Will-writing: LSB steps up investigation into whether it should be regulated

The Insolvency Service last week presented petitions to wind up three will-writing businesses.

The news comes as the Legal Services Board (LSB) issues a call for evidence as part of its statutory investigation into whether to make will-writing, the entire probate process and estate administration reserved legal activities.

The petitions to wind up Minster Legal Services (UK) Limited and Legal Assistance Limited – both based in Gainsborough, Lincolnshire – and Legal Assistance 4 U Limited trading from Newark, Nottinghamshire, were presented following an investigation carried out by Company Investigations, part of the Insolvency Service, under section 447 of the Companies Act 1985.

The Official Receiver has been appointed provisional liquidator of all three companies. The role of the provisional liquidator is to protect assets in the possession or under the control of the company pending the determination of the petition.

The provisional liquidator also has the power to investigate the affairs of the company insofar as it is necessary to protect the assets including any third party or trust monies or assets in the possession of or under the control of the company.

The petitions will be heard in the High Court on 20 October 2011.
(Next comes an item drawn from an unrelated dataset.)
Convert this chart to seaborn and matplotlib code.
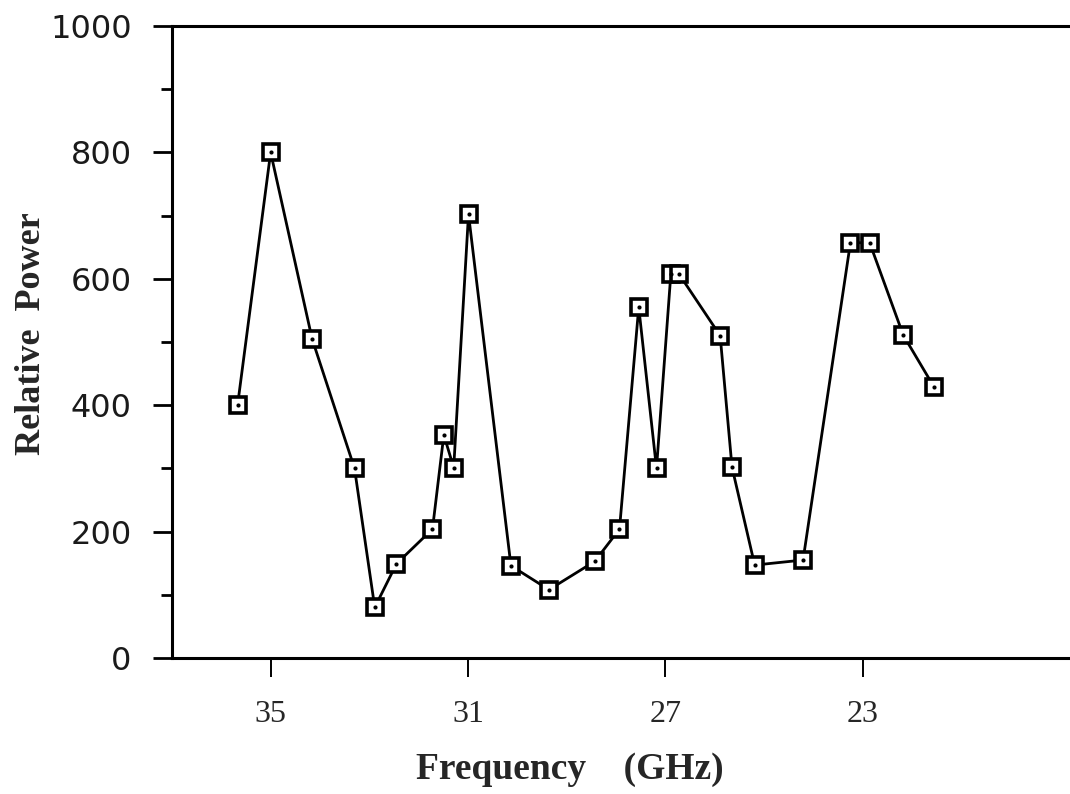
import matplotlib
matplotlib.use("Agg")
import matplotlib.pyplot as plt
import seaborn as sns
import pandas as pd
from matplotlib.ticker import MultipleLocator, FixedLocator

# Measured relative power versus frequency (GHz), in sweep order
frequency_ghz = [35.67, 35.00, 34.16, 33.30, 32.89, 32.45, 31.72, 31.49, 31.29,
                 30.99, 30.13, 29.36, 28.43, 27.93, 27.54, 27.18, 26.89, 26.72,
                 25.89, 25.65, 25.19, 24.21, 23.25, 22.86, 22.18, 21.55]
relative_power = [400, 800, 505, 300, 80, 149, 204, 353, 301,
                  702, 146, 108, 153, 204, 555, 300, 607, 607,
                  510, 302, 147, 155, 657, 657, 511, 428]

x_ticks = [35, 31, 27, 23]
y_ticks = [0, 200, 400, 600, 800, 1000]

df = pd.DataFrame({"freq": frequency_ghz, "power": relative_power})

sns.set_theme(style="ticks")
plt.rcParams["font.family"] = ["DejaVu Sans"]

fig = plt.figure(figsize=(10.7, 7.94), dpi=100)
ax = fig.add_axes([0.1607, 0.1713, 0.8393, 0.796])

sns.lineplot(data=df, x="freq", y="power", sort=False, ax=ax,
             color="black", linewidth=2.0, marker="s", markersize=12,
             markerfacecolor="white", markeredgecolor="black",
             markeredgewidth=2.6, zorder=3)
sns.scatterplot(data=df, x="freq", y="power", ax=ax, color="black",
                s=9, linewidth=0, zorder=4)

ax.set_xlim(37.0, 18.8)
ax.set_ylim(0, 1000)

ax.xaxis.set_major_locator(FixedLocator(x_ticks))
ax.set_xticklabels([str(t) for t in x_ticks], fontfamily="Liberation Serif",
                   fontsize=23)
ax.yaxis.set_major_locator(FixedLocator(y_ticks))
ax.yaxis.set_minor_locator(MultipleLocator(100))
ax.set_yticklabels([str(t) for t in y_ticks], fontsize=23, color="#1a1a1a")

ax.tick_params(axis="x", which="major", direction="out", length=14,
               width=1.4, pad=16, color="black")
ax.tick_params(axis="y", which="major", direction="out", length=14,
               width=2.0, pad=15, color="black")
ax.tick_params(axis="y", which="minor", direction="out", length=8,
               width=2.0, color="black")

for side in ["left", "bottom", "top"]:
    ax.spines[side].set_linewidth(2.2)
    ax.spines[side].set_color("black")
ax.spines["right"].set_visible(False)

ax.set_xlabel("Frequency    (GHz)", fontfamily="Liberation Serif",
              fontweight="bold", fontsize=27)
ax.xaxis.set_label_coords(0.443, -0.148)
ax.set_ylabel("Relative  Power", fontfamily="Liberation Serif",
              fontweight="bold", fontsize=26)
ax.yaxis.set_label_coords(-0.138, 0.513)

fig.savefig("out.png", dpi=100, facecolor="white")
The Insolvency Service said the three businesses operated nationwide, using telesales staff to cold-call members of the public in the hope of persuading potential customers to accept a home visit from a self-employed ‘legal consultant’, who would then promote the companies’ products.

The LSB’s investigation follows its that will-writing become a regulated activity. The call for evidence – which closes on 4 November – is to help the LSB determine whether it should recommend the extension of the list of reserved activities to the Lord Chancellor and, if so, what kind of regulatory protections need to be put into place.

It says the panel’s report “indicates that quality problems are common to all providers, including solicitors who are already regulated. Granting a monopoly to solicitors is unlikely to be the answer”.